Lack of a U.S. trade agreement with Japan is costing Montana farmers millions in lost wheat sales. Tuesday U.S. Sen. Steve Daines implored the Trump administration to do something about it.
Daines told U.S. Trade Representative Robert Lighthizer that Montana’s malt barley farmers have been harmed by America’s exit from the Trans Pacific Partnership. Trump dumped the 10-nation deal after taking office in 2017. The other nations involved in the agreement pressed on and are now benefiting from TPP’s better trade terms.
“TPP provided a great opportunity for us to see significant tariff reductions, as you know, moving beef tariffs in Japan from 38 percent to 9 percent, to see a 45 percent tariff reduction on wheat in Japan, over the course of nine years,” Daines said Tuesday. “These are huge markets, and just yesterday I was meeting with some of my barley producers. They’ve now lost contracts. They’ve lost malt barley contracts with Japanese clients, and they’re very concerned.
“My plea is to move this to getting results now because the results we’re seeing at the moment are losing market share. And we lose that share to foreign competitors. It’s tough to get that back.”

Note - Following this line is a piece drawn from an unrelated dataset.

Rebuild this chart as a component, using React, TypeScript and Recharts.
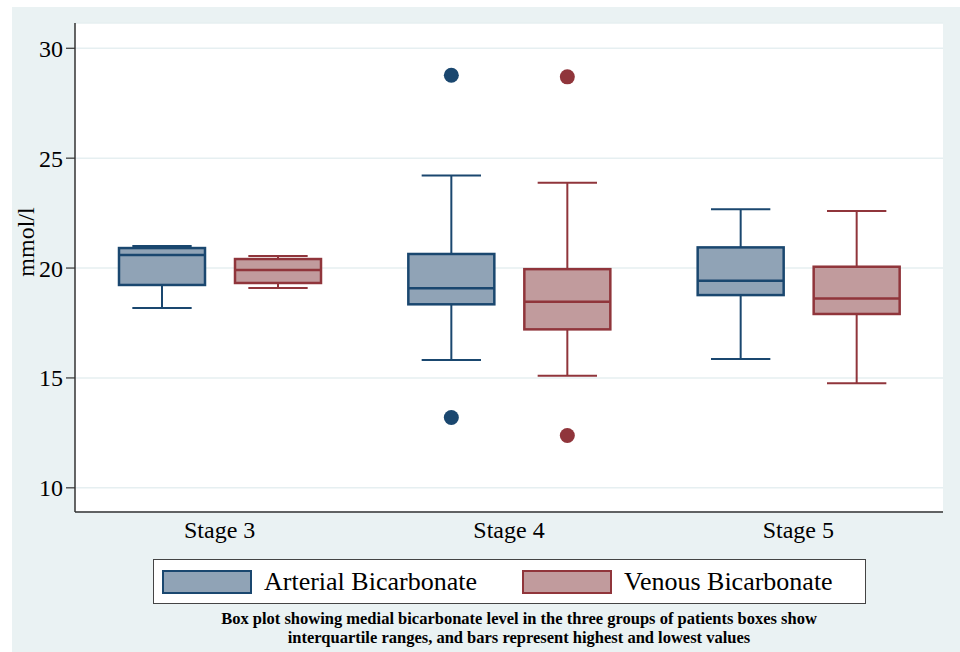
import React from "react";
import { ComposedChart, Bar, XAxis, YAxis, CartesianGrid } from "recharts";

const stages = ["Stage 3", "Stage 4", "Stage 5"];

// arterial bicarbonate (mmol/l)
const arterialLow = [18.18, 15.82, 15.86];
const arterialQ1 = [19.23, 18.35, 18.77];
const arterialMedian = [20.59, 19.08, 19.42];
const arterialQ3 = [20.91, 20.64, 20.94];
const arterialHigh = [21.0, 24.21, 22.67];
const arterialOutliers = [[], [28.77, 13.2], []];

// venous bicarbonate (mmol/l)
const venousLow = [19.09, 15.1, 14.76];
const venousQ1 = [19.32, 17.21, 17.91];
const venousMedian = [19.91, 18.47, 18.62];
const venousQ3 = [20.41, 19.95, 20.06];
const venousHigh = [20.55, 23.88, 22.6];
const venousOutliers = [[], [28.7, 12.38], []];

const yTicks = [10, 15, 20, 25, 30];

const FONT = '"Liberation Serif", "Times New Roman", serif';
const PANEL = "#eaf2f3";
const ART_STROKE = "#1a476f";
const ART_FILL = "#90a3b6";
const VEN_STROKE = "#90353b";
const VEN_FILL = "#c19b9d";

type Box = {
  low: number;
  q1: number;
  median: number;
  q3: number;
  high: number;
  outliers: number[];
  min: number;
  max: number;
};

const makeBox = (low, q1, median, q3, high, outliers): Box => ({
  low,
  q1,
  median,
  q3,
  high,
  outliers,
  min: Math.min(low, ...outliers),
  max: Math.max(high, ...outliers),
});

const data = stages.map((stage, i) => ({
  stage,
  arterial: makeBox(arterialLow[i], arterialQ1[i], arterialMedian[i], arterialQ3[i], arterialHigh[i], arterialOutliers[i]),
  venous: makeBox(venousLow[i], venousQ1[i], venousMedian[i], venousQ3[i], venousHigh[i], venousOutliers[i]),
}));

function BoxShape(props: any) {
  const { x, y, width, height, payload, seriesKey, stroke, fill } = props;
  const b: Box = payload[seriesKey];
  const top = Math.min(y, y + height);
  const bottom = Math.max(y, y + height);
  // bar spans [min, max] on the y scale, so map values linearly inside it
  const py = (v: number) => bottom - ((v - b.min) / (b.max - b.min)) * (bottom - top);
  const cx = x + width / 2;
  const cap = width * 0.69;
  return (
    <g>
      <line x1={cx} x2={cx} y1={py(b.high)} y2={py(b.q3)} stroke={stroke} strokeWidth={2} />
      <line x1={cx} x2={cx} y1={py(b.q1)} y2={py(b.low)} stroke={stroke} strokeWidth={2} />
      <line x1={cx - cap / 2} x2={cx + cap / 2} y1={py(b.high)} y2={py(b.high)} stroke={stroke} strokeWidth={2} />
      <line x1={cx - cap / 2} x2={cx + cap / 2} y1={py(b.low)} y2={py(b.low)} stroke={stroke} strokeWidth={2} />
      <rect
        x={x}
        y={py(b.q3)}
        width={width}
        height={py(b.q1) - py(b.q3)}
        fill={fill}
        stroke={stroke}
        strokeWidth={2.5}
      />
      <line x1={x} x2={x + width} y1={py(b.median)} y2={py(b.median)} stroke={stroke} strokeWidth={2.5} />
      {b.outliers.map((o, k) => (
        <circle key={k} cx={cx} cy={py(o)} r={7.5} fill={stroke} />
      ))}
    </g>
  );
}

const YLabel = () => (
  <text
    x={0}
    y={0}
    transform="translate(34, 242) rotate(-90)"
    textAnchor="middle"
    fontFamily={FONT}
    fontSize={24}
    fill="#000"
  >
    mmol/l
  </text>
);

function LegendItem({ fill, stroke, label }) {
  return (
    <div style={{ display: "flex", alignItems: "center" }}>
      <span
        style={{
          display: "inline-block",
          width: 86,
          height: 20,
          background: fill,
          border: `2.5px solid ${stroke}`,
          marginRight: 12,
        }}
      />
      <span style={{ fontSize: 26, color: "#000", whiteSpace: "nowrap" }}>{label}</span>
    </div>
  );
}

export default function App() {
  return (
    <div
      style={{
        position: "absolute",
        left: 0,
        top: 0,
        width: 960,
        height: 652,
        background: "#fff",
        fontFamily: FONT,
        overflow: "hidden",
      }}
    >
      <div style={{ position: "absolute", left: 12, top: 7, right: 0, bottom: 0, background: PANEL }} />

      <div style={{ position: "absolute", left: 0, top: 0 }}>
        <ComposedChart
          width={960}
          height={560}
          data={data}
          margin={{ top: 23, right: 17, left: 15, bottom: 8 }}
          barSize={86}
          barGap={30}
        >
          <CartesianGrid vertical={false} stroke="#e6eff1" strokeWidth={1.5} fill="#fff" fillOpacity={1} />
          <XAxis
            dataKey="stage"
            height={40}
            axisLine={{ stroke: "#333", strokeWidth: 1.5 }}
            tickLine={false}
            tickSize={6}
            tickMargin={3}
            tick={{ fill: "#000", fontSize: 24, fontFamily: FONT }}
          />
          <YAxis
            width={60}
            domain={[8.9, 31.15]}
            ticks={yTicks}
            allowDataOverflow
            axisLine={{ stroke: "#333", strokeWidth: 1.5 }}
            tickLine={{ stroke: "#333", strokeWidth: 1.2 }}
            tickSize={9}
            tickMargin={3}
            tick={{ fill: "#000", fontSize: 24, fontFamily: FONT }}
            label={<YLabel />}
          />
          <Bar
            dataKey={(d) => [d.arterial.min, d.arterial.max]}
            name="Arterial Bicarbonate"
            isAnimationActive={false}
            shape={(p) => <BoxShape {...p} seriesKey="arterial" stroke={ART_STROKE} fill={ART_FILL} />}
          />
          <Bar
            dataKey={(d) => [d.venous.min, d.venous.max]}
            name="Venous Bicarbonate"
            isAnimationActive={false}
            shape={(p) => <BoxShape {...p} seriesKey="venous" stroke={VEN_STROKE} fill={VEN_FILL} />}
          />
        </ComposedChart>
      </div>

      <div
        style={{
          position: "absolute",
          left: 153,
          top: 559,
          width: 713,
          height: 45,
          boxSizing: "border-box",
          border: "1.5px solid #444",
          background: "#fff",
          display: "flex",
          alignItems: "center",
          paddingLeft: 8,
        }}
      >
        <div style={{ width: 360 }}>
          <LegendItem fill={ART_FILL} stroke={ART_STROKE} label="Arterial Bicarbonate" />
        </div>
        <LegendItem fill={VEN_FILL} stroke={VEN_STROKE} label="Venous Bicarbonate" />
      </div>

      <div
        style={{
          position: "absolute",
          left: 169,
          top: 609,
          width: 700,
          textAlign: "center",
          fontSize: 16.5,
          fontWeight: "bold",
          lineHeight: "19px",
          color: "#000",
          whiteSpace: "nowrap",
        }}
      >
        Box plot showing medial bicarbonate level in the three groups of patients boxes show
        <br />
        interquartile ranges, and bars represent highest and lowest values
      </div>
    </div>
  );
}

The questions came as Lighthizer appeared before the Senate Finance Committee to discuss trade. Much of the conversation centered on China, but noting the economic losses piling up for Montana wheat and barley farmers, Daines pulled the conversation toward Japan.
Lighthizer recognized something needed to be done. Trump campaigned on exiting multilateral free trade agreements and replacing them with one-on-one contracts between the United States and individual nations. No agreement has been reached with Japan, which is the main buyer of Montana wheat. Meanwhile, the TPP deal has given wheat competitors like Canada and Australia preferential terms with Japan.
“It will take a while to get an entire (free trade agreement), but my own view has been that we have to take care of the agriculture part of it and some other stuff so it’s balanced at an earlier stage,” Lighthizer said. “Some senators probably won’t like that. Some will like it, but I think because of the market situation in Japan we have to move in that direction.”
Lighthizer said things were only going to get worse for farmers as TPP advanced further reducing tariffs over the next decade.
In the populist wave of the 2016 elections, both Trump and Democrat Hillary Clinton opposed TPP. U.S. Sen. Jon Tester, Montana’s farmer lawmaker did as well, saying he was for “fair trade, not free trade.” Unions called TPP a job killer while environmentalists and human rights groups argued the agreement allowed industrial conditions out of sync with American values.
Daines voted to give TPP an up or down vote in the Senate, meaning lawmakers would either pass the agreement as negotiated by the Barack Obama administration or reject it without amendments. Obama had argued that congressional amendments threatened to drive the 10 other nations away from the agreement. By November 2016, Senate Majority Leader Mitch McConnell had declared the TPP dead on arrival in Congress.
Losing the TPP was a major disappointment for the Montana Grain Growers Association. The agreement had been in the works since 2002 and was supposed to be a counter balance to the influence of China along the Pacific Rim. Trade terms were to get better in Japan and new markets were expected to open.
“Japan is a major buyer of U.S., and in particular Montana, high-protein wheat,” said Lyle Benjamin, MGGA president. “Because the USA is not a part of TPP, the difference in tariff rates selling into the Japanese market make Montana’s grains increasingly less competitive with quality wheat growing countries like Australia and Canada, who are TPP members. Montana farmers are already feeling the pressure from this, and the pressure will only increase as TPP scales into effect over the next few years. Montana Wheat and Barley Committee estimates that our farmers have lost $150 million in sales in the first year after swerving away from TPP membership.”
Japan buys more than 70 percent of Montana’s wheat. The state risks losing the entire market by the time TPP is in full force, Benjamin said.